Additionally, Sloterdijk does not include a close reading of how monotheistic cultures developed, therefore mistakenly implying that Jews, Christians and Muslims possess inherently different thought processes. He argues that these ideological differences manifest in communal tendencies – separatism (pacifistic Judaism), missionary universalism (partially militant, partially pacifistic Christianity), holy war (religio-politically militant Islam). Differentiation based on ideologies alone excludes many other factors (socio-economic, linguistic, geographical) that could have prevented his overgeneralizations. Moreover, Sloterdijk insinuates that the Islamic tradition is uniquely prone to violence in a way that distinguishes it from its fellow monotheistic traditions. He uses terms such as “bitterness,” “veil of anger” and “a chronic feeling of resentment” to describe the “culture of Islamic countries” (75). Sloterdijk uncritically draws from the books of Bernard Lewis to construct this characterization of Muslims without referencing the scholarly debates of Saidian Orientalism and postcolonial theorists such as Homi Bhabha and Gayatri Spivak. Sloterdijk fails to consult numerous scholars such as Richard Bulliet (The Case for Islamo-Christian Civilization) and Mark Cohen (Under Crescent and Cross: The Jews in the Middle Ages), who show how broad generalizations hinder an accurate understanding of Islamic societies. Sloterdijk places the mystical and largely-pacifistic Sufi tradition within the context of violent jihad despite recent research by Shahzad Bashir (Sufi Bodies: Religion and Society in Medieval Islam) revealing the development and spread of Islam peacefully through Sufi orders (77). Such ahistorical and uncareful assertions obscure Sloterdijk’s useful observations on the epistemological development of monotheism and seem out of place.
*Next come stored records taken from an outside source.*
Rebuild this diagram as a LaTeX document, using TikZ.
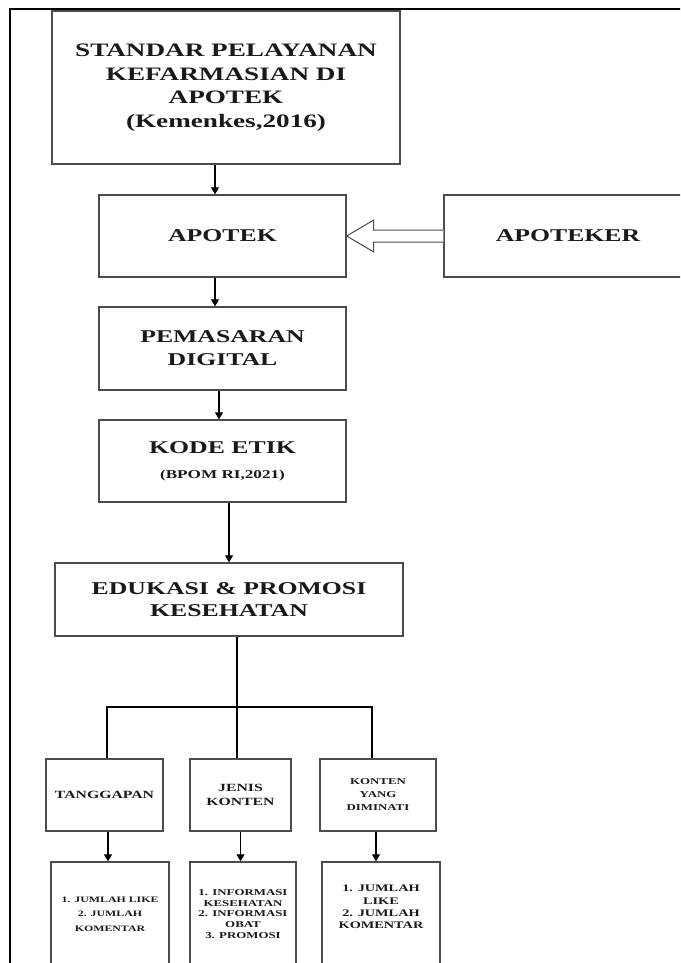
\documentclass[tikz,border=0pt]{standalone}
\usepackage{fontspec}
\setmainfont[FakeStretch=1.43]{Liberation Serif}
\usetikzlibrary{arrows.meta,calc}

\begin{document}
\begin{tikzpicture}[x=1pt,y=-1pt,
	kotak/.style={draw=black!70,line width=1.4pt,inner sep=0pt,align=center,text=black!90},
	besar/.style={kotak,font=\bfseries\fontsize{18}{23}\selectfont},
	panah/.style={-{Triangle[length=7pt,width=8pt]},line width=1.2pt},
	garis/.style={line width=1.2pt},
	lebar/.style={draw=black!70,line width=1pt,fill=white}]
	\useasboundingbox (0,0) rectangle (680,963);
	\clip (0,0) rectangle (680,963);
	% bingkai
	\draw[line width=2.2pt] (10,990) -- (10,9) -- (690,9);
	
	\node[besar,minimum width=348pt,minimum height=153pt,font=\bfseries\fontsize{19}{23.5}\selectfont] (std) at (226,87.5) {STANDAR PELAYANAN\\KEFARMASIAN DI\\APOTEK\\(Kemenkes,2016)};
	\node[besar,minimum width=247pt,minimum height=82pt] (apt) at (222.5,236) {APOTEK};
	\node[besar,minimum width=248pt,minimum height=82pt] (apk) at (568,236) {APOTEKER};
	\node[besar,minimum width=247pt,minimum height=83pt] (pms) at (222.5,348.5) {PEMASARAN\\DIGITAL};
	\node[besar,minimum width=247pt,minimum height=82pt] (kode) at (222.5,461) {KODE ETIK\\[2pt]{\fontsize{12}{14}\selectfont (BPOM RI,2021)}};
	\node[besar,minimum width=348pt,minimum height=73pt,font=\bfseries\fontsize{18}{22}\selectfont] (edu) at (229,599.5) {EDUKASI \& PROMOSI\\KESEHATAN};
	
	\draw[panah] ([xshift=-7.5pt]apt.north |- std.south) -- ([xshift=-7.5pt]apt.north);
	\draw[panah] ([xshift=-7.5pt]apt.south) -- ([xshift=-7.5pt]pms.north);
	\draw[panah] ([xshift=-3.5pt]pms.south) -- ([xshift=-3.5pt]kode.north);
	\draw[panah] (kode.south -| edu) -- (edu.north);
	
	% panah besar apoteker
	\draw[lebar] ($(apk.west)+(0,-6)$) -- ($(apt.east)+(27,-6)$) -- ($(apt.east)+(27,-16)$) -- (apt.east)
		-- ($(apt.east)+(27,16)$) -- ($(apt.east)+(27,6)$) -- ($(apk.west)+(0,6)$);
	
	\node[kotak,minimum width=117pt,minimum height=72pt,font=\bfseries\fontsize{11}{13.5}\selectfont] (tgp) at (104.5,795) {TANGGAPAN};
	\node[kotak,minimum width=101pt,minimum height=72pt,font=\bfseries\fontsize{11}{13.5}\selectfont] (jns) at (240.5,795) {JENIS\\KONTEN};
	\node[kotak,minimum width=116pt,minimum height=72pt,font=\bfseries\fontsize{9}{13}\selectfont] (knt) at (378,795) {KONTEN\\YANG\\DIMINATI};
	
	\coordinate (cab) at ([xshift=8pt]edu.south |- 0,707);
	\draw[garis] ([xshift=8pt]edu.south) -- (cab);
	\draw[garis] ([xshift=2.5pt]tgp.north) |- (cab) -| ([xshift=-6pt]knt.north);
	\draw[garis] (cab) -- (cab |- jns.north);
	
	\node[kotak,minimum width=118pt,minimum height=104pt,font=\bfseries\fontsize{8.3}{14.5}\selectfont] (h1) at (110,914) {1. JUMLAH LIKE\\2. JUMLAH\\KOMENTAR};
	\node[kotak,minimum width=106pt,minimum height=104pt,font=\bfseries\fontsize{9}{10.7}\selectfont] (h2) at (243,914) {1. INFORMASI\\KESEHATAN\\2. INFORMASI\\OBAT\\3. PROMOSI};
	\node[kotak,minimum width=118pt,minimum height=104pt,font=\bfseries\fontsize{10}{12.3}\selectfont] (h3) at (381,914) {1. JUMLAH\\LIKE\\2. JUMLAH\\KOMENTAR\\[1.7pt]\mbox{}};
	
	\draw[panah] ([xshift=3.5pt]tgp.south) -- ([xshift=3.5pt]tgp.south |- h1.north);
	\draw[panah] (jns.south) -- (jns.south |- h2.north);
	\draw[panah] ([xshift=-2pt]knt.south) -- ([xshift=-2pt]knt.south |- h3.north);
\end{tikzpicture}
\end{document}
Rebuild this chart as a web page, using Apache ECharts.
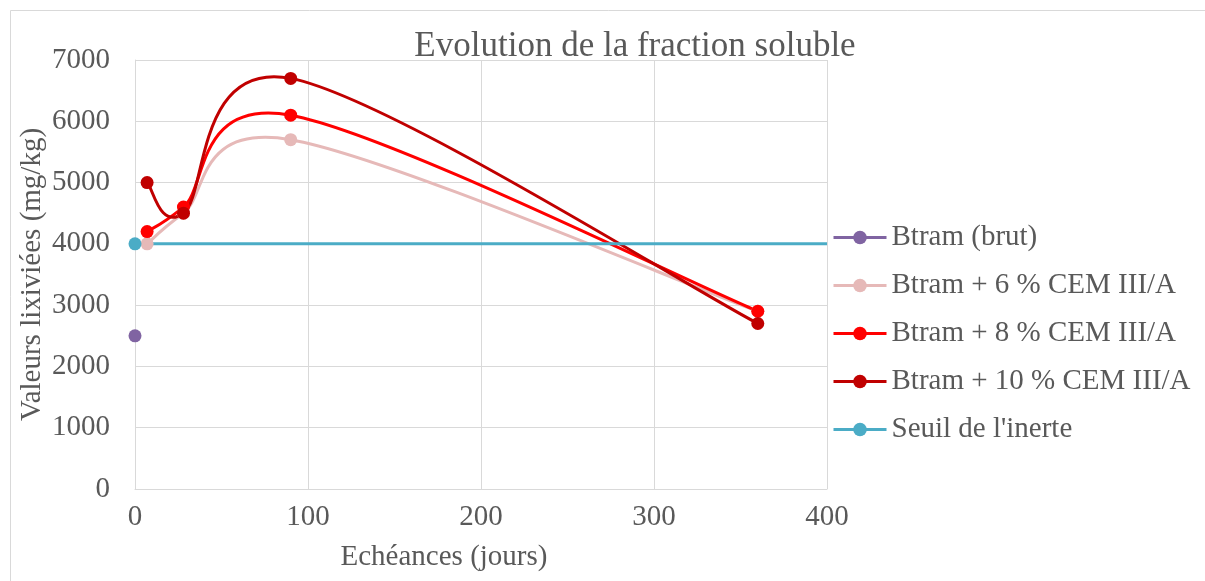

In spite of these limitations, God’s Zeal does provide a useful starting point for understanding the epistemology of religious belief in monotheism. Non-specialists in philosophy or religious studies may struggle with the book’s technical terminology and occasionally- cumbersome prose. Although Sloterdijk’s tone throughout the book places monotheism in a decidedly negative light, he ends his book by calling for reconciliation between reasonable religious thinkers and avowed secularists. Upon completion of this book, the reader realizes that the title Battle of the Three Monotheisms refers mostly to conflicts within the religious communities, not between them. Sloterdijk’s comparative analysis points to the possibility of a new alliance between moderates from the three monotheisms, providing a welcome addition to the growing scholarship on Christian-Muslim-Jewish relations.